Женщины Хемингуэя: прототипы и персонажи - страница 2
Однажды жена не выдержала, заплакала и попыталась выяснить, что происходит между мужем и Полин. И Хемингуэй сказал ей в сердцах: «Зачем ты заговорила об этом?! Зачем вытащила это на свет?!». В это время он уже практически жил с двумя женщинами и питал несбыточную надежду сохранить обеих. Хэдли переехала на три дня в отель, все там обдумала и потребовала развод. Она ужасно страдала, она писала друзьям: «Время мое занято, а жизнь пуста». Она еще не знала, каким спасительным было ее решение.
Письмо, написанное в то время Хемингуэем отцу, несмотря на легкий самообман и мелкие передергивания фактов, трогает искренностью чувств и оставляет ощущение непобедимости его любовного пыла:
Тебе повезло быть влюбленным только в одну женщину всю твою жизнь. А я целый год любил двух женщин, оставаясь при этом верным мужем. Этот год был для меня адом. Хэдли сама попросила меня о разводе. Но даже после этого, если бы она захотела, чтобы я вернулся, я бы остался с ней. Но она не захотела. У нас давно были трудности, о которых я не могу тебе рассказать. Я никогда не разлюблю Хэдли и никогда не разлюблю Полин Пфайфер, на которой женат я сейчас….Про-шлый год был для меня трагичным, и ты должен понять, как тяжело мне писать об этом[4].
В книге «Смерть после полудня» Хемингуэй напишет: «Лучше переболеть оспой, чем влюбиться в другую женщину, когда любишь ту, которая у тебя есть».
В трагичный для него 1926 год Хемингуэй совершил несколько резких поступков: он написал пасквиль на Шервуда Андерсона, замечательного писателя, у которого сам многому научился… и порвал отношения с Гертрудой Стайн. Об этих отношениях — профессор Берри:
Говоря о женщинах Хемингуэя, нельзя не назвать Гертруду Стайн. В Париже она поначалу играла роль его второй матери, его ментора. Стайн пристрастила его к миру современной живописи, открыла ему глаза на Матисса, Пикассо, Сезанна. Это она сказала ему: «Попробуйте писать так, как они рисуют». Потом он говорил, что старается «писать под Сезанна». Стайн повернула его от классики к модерну, к новому восприятию мира, принятому Парижем 20-х годов.
Конечно, Хемингуэй, как прозаик, перерос теоретизирования Стайн.

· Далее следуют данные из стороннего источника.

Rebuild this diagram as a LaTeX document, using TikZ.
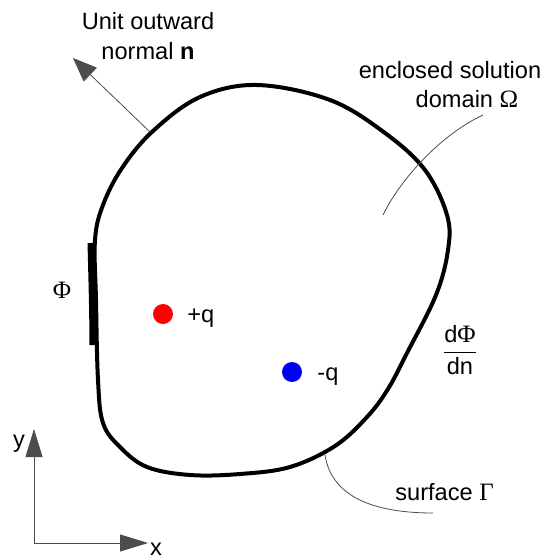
\documentclass[tikz,border=0pt]{standalone}
\usepackage{fontspec}
\setmainfont{Liberation Sans}
\newfontfamily\grkfont{Liberation Serif}
\usetikzlibrary{arrows.meta}

\newcommand\grk[1]{{\grkfont\fontsize{12.5}{15}\selectfont #1}}

\begin{document}
\begin{tikzpicture}[x=0.5pt,y=-0.5pt,
  lbl/.style={font=\fontsize{11.8}{15}\selectfont,inner sep=0pt},
  leader/.style={draw=black!70,line width=0.4pt},
  boundary/.style={line width=2pt},
  charge/.style={circle,inner sep=0pt,minimum size=10pt}]
  \useasboundingbox (0,0) rectangle (547,558);
  % surface of the domain
  \draw[boundary] plot[smooth cycle,tension=0.6] coordinates {
    (95,240) (103,205) (122,168) (153,131) (200,97) (257,85) (330,100)
    (385,133) (425,170) (447,215) (448,250) (436,295) (407,353) (388,389)
    (367,417) (335,446) (290,467) (240,474) (190,475) (147,467) (120,447)
    (103,423) (98,380) (96,300)};
  \draw[line width=3.5pt] (91,243) .. controls (92,280) and (93,320) .. (93,345);
  % normal
  \coordinate (nbase) at (150,132);
  \coordinate (ntip) at (73,58);
  \draw[leader,-{Triangle[length=12pt,width=9.5pt]}] (nbase) -- (ntip);
  \node[lbl,align=center] (normal) at (148,36) {Unit outward\\normal \textbf{n}};
  % domain label
  \node[lbl,anchor=base] (encl) at (450,78) {enclosed solution};
  \node[lbl,anchor=base] (dom) at (467,107) {domain \grk{Ω}};
  \coordinate (oa) at (483,115);
  \coordinate (ob) at (383,215);
  \draw[leader] (oa) .. controls (440,135) and (400,180) .. (ob);
  % surface label
  \node[lbl,anchor=base west] (surf) at (395,500) {surface \grk{Γ}};
  \coordinate (sa) at (325,455);
  \coordinate (sb) at (433,513);
  \draw[leader] (sa) .. controls (332,500) and (380,513) .. (sb);
  % boundary values
  \node[lbl] (phi) at (62,290) {\grk{Φ}};
  \node[lbl] (dphi) at (460,350) {$\displaystyle\frac{\mbox{d\grk{Φ}}}{\mbox{dn}}$};
  % charges
  \node[charge,fill=red] (pq) at (163,314) {};
  \node[lbl,anchor=base west] (pql) at (187,322) {+q};
  \node[charge,fill=blue] (mq) at (292,372) {};
  \node[lbl,anchor=base west] (mql) at (317,380) {-q};
  % axes
  \coordinate (o) at (34,543);
  \coordinate (yt) at (34,429);
  \coordinate (xt) at (148,543);
  \draw[leader,-{Triangle[length=14pt,width=8.5pt]}] (o) -- (yt);
  \draw[leader,-{Triangle[length=14pt,width=8.5pt]}] (o) -- (xt);
  \node[lbl,anchor=base] (yl) at (19,447) {y};
  \node[lbl,anchor=base] (xl) at (156,555) {x};
\end{tikzpicture}
\end{document}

Он начал дразнить ее и переиначил ее знаменитый пример модернистской прозы: «Роза есть роза есть роза». Он говорил: «Роза есть роза есть роза есть луковица». И это был еще наименее обидный вариант.
Из семейных записей о детстве Хемингуэя, — рассказывает профессор Берри, — видно, что он был обычным американским мальчиком из хорошей семьи, воспитанным в духе Викторианской эпохи и попавшим, как кур в ощип, сначала в чудовищную реальность Первой мировой войны, а потом в модерный, требовательный мир Парижа. Хемингуэю пришлось выдержать много экзаменов, чтобы стать тем, кем он стал, — ведущим писателем-модернистом.
Действительно, Хемингуэй писал о своем юношеском представлении о войне: «Я думал, что это спортивное состязание. Мы — одна команда, а австрийцы — другая». Тем не менее война не сломала его, а закалила. Сам тяжело раненный, он вынес из огня товарища. По пути его снова ранило, но он дотащил друга до укрытия и только тогда потерял сознание. Читаем в книге Бернис Кёрт «Женщины Хемингуэя»:
Его привезли в Миланский госпиталь — с перебитыми ногами. Ему только-только исполнилось 19 лет. Первая же медсестра — пожилая женщина — была покорена его мужеством, широкой улыбкой, веселым апломбом и ямочками на щеках. Все итальянцы в госпитале его полюбили, без конца навещали и спаивали. Медсестры его баловали, и он с ними перешучивался. Но он был серьезен с Агнес фон Куровски — красавицей и одной из лучших армейских медсестер. Эрнест писал ей письма — на другой этаж. «Он не флиртовал, — вспоминала Агнес. — В юности он относился к тем мужчинам, которые любят только по одной женщине за раз».
В прелестной медсестре Агнес фон Куровски не было ни капли сентиментальности, но война, Италия, влюбленный мальчик… «Я люблю тебя, Эрни, — писала она ему из Флоренции. — Я совершенно потеряна без тебя — наверное, из-за дождя… Я плакала от радости, узнав, что мы возвращаемся в Милан, и я снова тебя увижу».